Does Your Paper Really Suck?
Key takeaways
- Oded Rechavi, at QED Science, believes that if your paper is not in the top 1% of their QED score then it "sucks".
- These are important questions because scientists are increasingly overwhelmed with the volume of new work posted on preprint servers and published in journals.
- QED recently released a white paper that goes one step further and describes the "QED Score", a single number that is intended to measure a paper's quality.
Oded Rechavi, at QED Science, believes that if your paper is not in the top 1% of their QED score then it "sucks". But what is this QED score and what is its purpose? Does it really measure scientific quality?
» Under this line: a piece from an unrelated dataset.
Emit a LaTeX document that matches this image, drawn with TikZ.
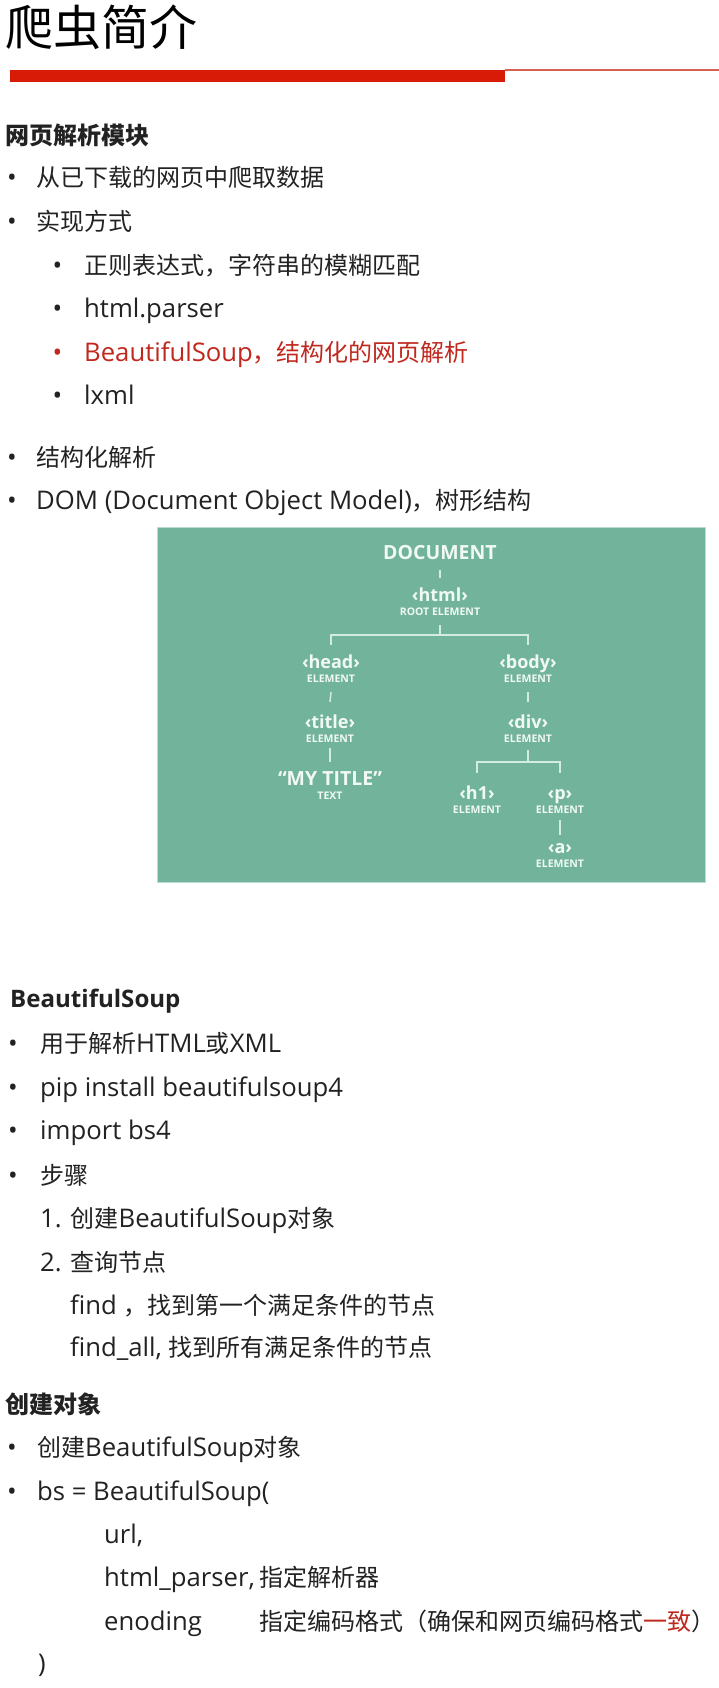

If a paper is not in the 1% does it really suck?
These are important questions because scientists are increasingly overwhelmed with the volume of new work posted on preprint servers and published in journals. As a result, traditional quality signals used for triaging papers, such as journal, conference venue, and institution, are becoming less reliable. AI further compounds this problem by making it easy to produce plausible scientific writing at scale. Papers are longer, figures are denser, and the existence of a paper is no longer sufficient evidence that it represents substantial scientific work.
In response, companies like QED Science are building AI tools to help scientists identify quality work. QED uses Large Language Models (LLMs) to review scientific papers and provide AI feedback. Many scientists report that the feedback is useful and often resembles comments received during human peer review.